> Task prompt:
Lines that hold the word "this" should be located and copied.

> Information provided:
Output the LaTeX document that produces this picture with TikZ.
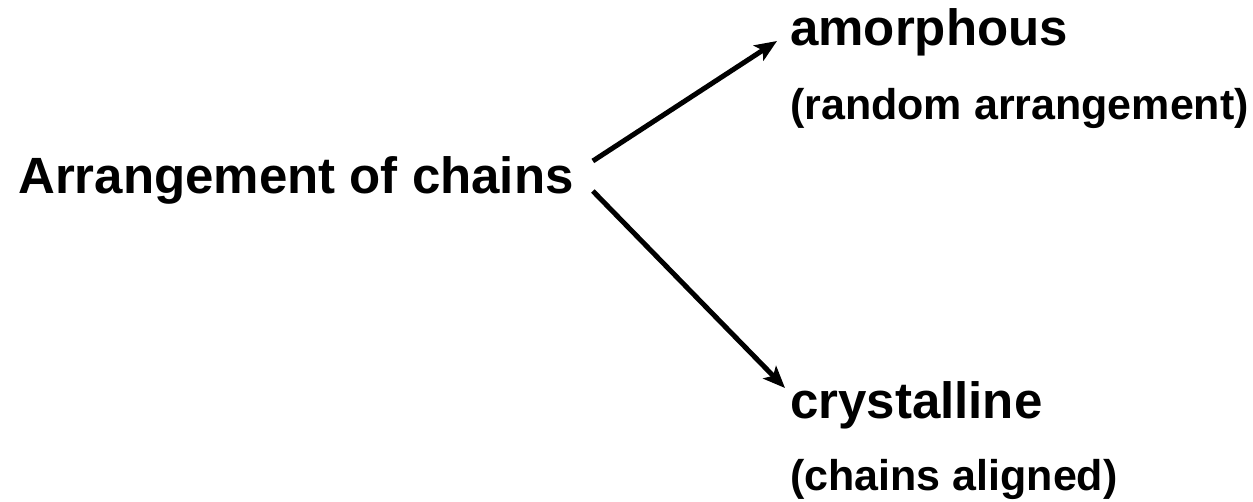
\documentclass[tikz,border=0pt]{standalone}
\usepackage{fontspec}
\setmainfont{Liberation Sans}
\usetikzlibrary{arrows.meta}
\tikzset{
  big/.style={font=\fontsize{51}{60}\selectfont\bfseries, inner sep=0pt, anchor=base west},
  small/.style={font=\fontsize{43}{50}\selectfont\bfseries, inner sep=0pt, anchor=base west},
  arr/.style={line width=5pt, -{Stealth[length=22pt,width=18pt,inset=5pt]}}
}
\begin{document}
\begin{tikzpicture}[x=1pt,y=-1pt]
\useasboundingbox (0,0) rectangle (1253,502);
\node[big] (src) at (18,194) {Arrangement of chains};
\node[big] (amor) at (790,46) {amorphous};
\node[small] (amorsub) at (790,120) {(random arrangement)};
\node[big] (cryst) at (790,419) {crystalline};
\node[small] (crystsub) at (790,490) {(chains aligned)};
\draw[arr] ([shift={(19,-33)}]src.base east) -- ([shift={(-13,-5)}]amor.base west);
\draw[arr] ([shift={(19,-3)}]src.base east) -- ([shift={(-5,-31)}]cryst.base west);
\end{tikzpicture}
\end{document}
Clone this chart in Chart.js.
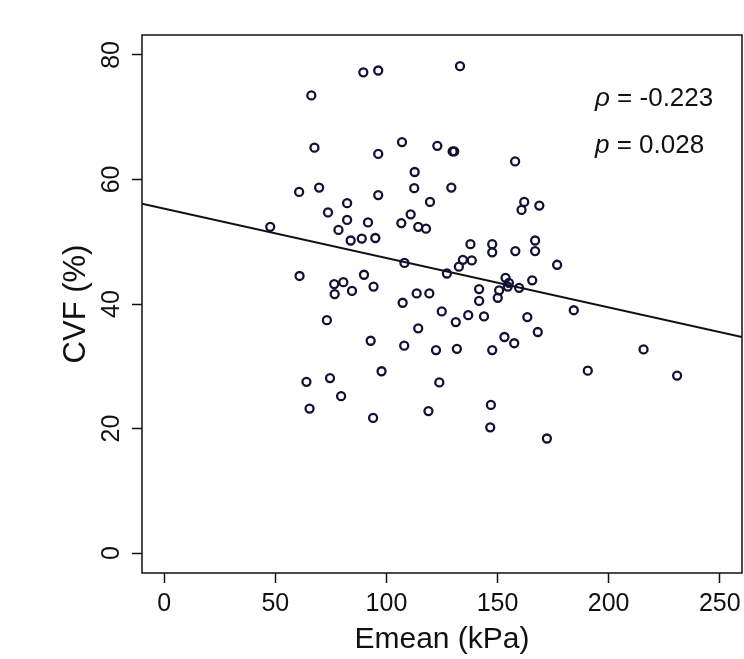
<!DOCTYPE html>
<html>
<head>
<meta charset="utf-8">
<script src="https://cdn.jsdelivr.net/npm/chart.js"></script>
<style>
  html, body { margin: 0; padding: 0; background: #fff; }
  #wrap { width: 744px; height: 659px; position: relative; }
</style>
</head>
<body>
<div id="wrap"><canvas id="scatterChart"></canvas></div>
<script>
// Emean (kPa) vs CVF (%)
const emean = [
    47.7, 60.7, 60.9, 66.2, 67.6, 69.7, 64.0, 65.4, 73.7, 73.2,
    74.6, 76.5, 76.7, 78.4, 80.6, 79.6, 82.3, 82.3, 83.9, 84.5,
    88.9, 89.6, 89.9, 91.7, 92.9, 94.2, 94.0, 95.0, 96.3, 96.3,
    96.3, 97.8, 107.0, 106.7, 108.1, 107.3, 108.0, 110.9, 112.7, 112.5,
    113.6, 114.3, 114.3, 117.8, 119.6, 119.3, 118.9, 122.3, 122.9, 123.8,
    124.9, 127.2, 129.2, 129.8, 130.5, 131.2, 131.7, 132.6, 133.1, 134.4,
    138.4, 136.8, 137.8, 141.7, 141.7, 143.9, 147.0, 146.7, 147.6, 147.6,
    147.6, 150.1, 150.7, 153.1, 153.6, 155.1, 154.6, 157.9, 157.5, 158.0,
    159.7, 160.8, 162.0, 163.4, 165.6, 166.9, 166.9, 168.1, 168.8, 172.2,
    176.8, 184.3, 190.6, 215.7, 230.8
];
const cvf = [
    52.4, 58.0, 44.5, 73.5, 65.1, 58.7, 27.5, 23.2, 54.7, 37.4,
    28.1, 43.2, 41.6, 51.9, 43.5, 25.2, 56.2, 53.5, 50.2, 42.1,
    50.5, 77.2, 44.7, 53.1, 34.1, 42.8, 21.7, 50.6, 77.5, 64.1,
    57.5, 29.2, 66.0, 53.0, 46.6, 40.2, 33.3, 54.4, 61.2, 58.6,
    41.7, 52.4, 36.1, 52.1, 56.4, 41.7, 22.8, 32.6, 65.4, 27.4,
    38.8, 44.9, 58.7, 64.5, 64.5, 37.1, 32.8, 46.0, 78.2, 47.1,
    47.0, 38.2, 49.6, 42.4, 40.5, 38.0, 23.8, 20.2, 49.6, 48.3,
    32.6, 41.0, 42.2, 34.7, 44.2, 43.4, 42.8, 62.9, 33.7, 48.5,
    42.6, 55.1, 56.4, 37.9, 43.8, 50.2, 48.5, 35.5, 55.8, 18.4,
    46.3, 39.0, 29.3, 32.7, 28.5
];

// fitted regression line, endpoints at the plot edges
const fitX = [-10, 260];
const fitY = [56.1, 34.7];

const xTicks = [0, 50, 100, 150, 200, 250];
const yTicks = [0, 20, 40, 60, 80];
const statLines = ['\u03C1 = -0.223', 'p = 0.028'];

const FONT = "'Liberation Sans', Arial, sans-serif";

const canvas = document.getElementById('scatterChart');
canvas.width = 744;
canvas.height = 659;

// white background, box, rotated y labels and the stats text
const decorations = {
    id: 'decorations',
    beforeDraw(chart) {
        const ctx = chart.ctx;
        ctx.save();
        ctx.fillStyle = '#fff';
        ctx.fillRect(0, 0, chart.width, chart.height);
        ctx.restore();
    },
    afterDraw(chart) {
        const ctx = chart.ctx;
        const a = chart.chartArea;
        const yScale = chart.scales.y;

        ctx.save();
        ctx.strokeStyle = '#111';
        ctx.lineWidth = 1.5;
        ctx.strokeRect(a.left, a.top, a.right - a.left, a.bottom - a.top);

        // y tick labels, rotated like base R
        ctx.fillStyle = '#111';
        ctx.font = '25px ' + FONT;
        ctx.textAlign = 'center';
        ctx.textBaseline = 'middle';
        yTicks.forEach(v => {
            const py = yScale.getPixelForValue(v);
            ctx.save();
            ctx.translate(112, py);
            ctx.rotate(-Math.PI / 2);
            ctx.fillText(String(v), 0, 0);
            ctx.restore();
        });

        // correlation text
        ctx.textAlign = 'left';
        ctx.textBaseline = 'alphabetic';
        const rows = [106, 153];
        statLines.forEach((txt, i) => {
            const sym = txt.charAt(0);
            const rest = txt.slice(1);
            ctx.font = 'italic 26px ' + FONT;
            ctx.fillText(sym, 595, rows[i]);
            const w = ctx.measureText(sym).width;
            ctx.font = '26px ' + FONT;
            ctx.fillText(rest, 595 + w, rows[i]);
        });
        ctx.restore();
    }
};

new Chart(canvas, {
    type: 'scatter',
    data: {
        datasets: [
            {
                label: 'CVF',
                data: emean.map((x, i) => ({ x: x, y: cvf[i] })),
                pointStyle: 'circle',
                pointRadius: 4,
                pointBorderWidth: 2.3,
                pointBorderColor: '#111133',
                pointBackgroundColor: 'rgba(255,255,255,0)',
                showLine: false
            },
            {
                label: 'fit',
                type: 'line',
                data: fitX.map((x, i) => ({ x: x, y: fitY[i] })),
                borderColor: '#111',
                borderWidth: 2,
                pointRadius: 0,
                fill: false,
                tension: 0
            }
        ]
    },
    options: {
        responsive: false,
        animation: false,
        devicePixelRatio: 1,
        layout: {
            autoPadding: false,
            padding: { top: 35, right: 2, left: 0, bottom: 0 }
        },
        plugins: {
            legend: { display: false },
            tooltip: { enabled: false }
        },
        scales: {
            x: {
                type: 'linear',
                min: -10,
                max: 260,
                afterBuildTicks: s => { s.ticks = xTicks.map(v => ({ value: v })); },
                afterFit: s => { s.height = 86; s.paddingLeft = 0; s.paddingRight = 0; },
                border: { display: false },
                grid: {
                    drawOnChartArea: false,
                    drawTicks: true,
                    tickLength: 10,
                    tickColor: '#111',
                    tickWidth: 1.5
                },
                ticks: {
                    color: '#111',
                    padding: 6,
                    maxRotation: 0,
                    font: { family: FONT, size: 25 }
                },
                title: {
                    display: true,
                    text: 'Emean (kPa)',
                    color: '#111',
                    font: { family: FONT, size: 30 },
                    padding: { top: 0, bottom: 1 }
                }
            },
            y: {
                type: 'linear',
                min: -3.2,
                max: 83.2,
                afterBuildTicks: s => { s.ticks = yTicks.map(v => ({ value: v })); },
                afterFit: s => { s.width = 142; s.paddingTop = 0; s.paddingBottom = 0; },
                border: { display: false },
                grid: {
                    drawOnChartArea: false,
                    drawTicks: true,
                    tickLength: 10,
                    tickColor: '#111',
                    tickWidth: 1.5
                },
                ticks: { display: false },
                title: {
                    display: true,
                    text: 'CVF (%)',
                    color: '#111',
                    font: { family: FONT, size: 31 },
                    padding: { top: 58, bottom: 0 }
                }
            }
        }
    },
    plugins: [decorations]
});
</script>
</body>
</html>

> Task response:
Output the LaTeX document that produces this picture with TikZ.
Clone this chart in Chart.js.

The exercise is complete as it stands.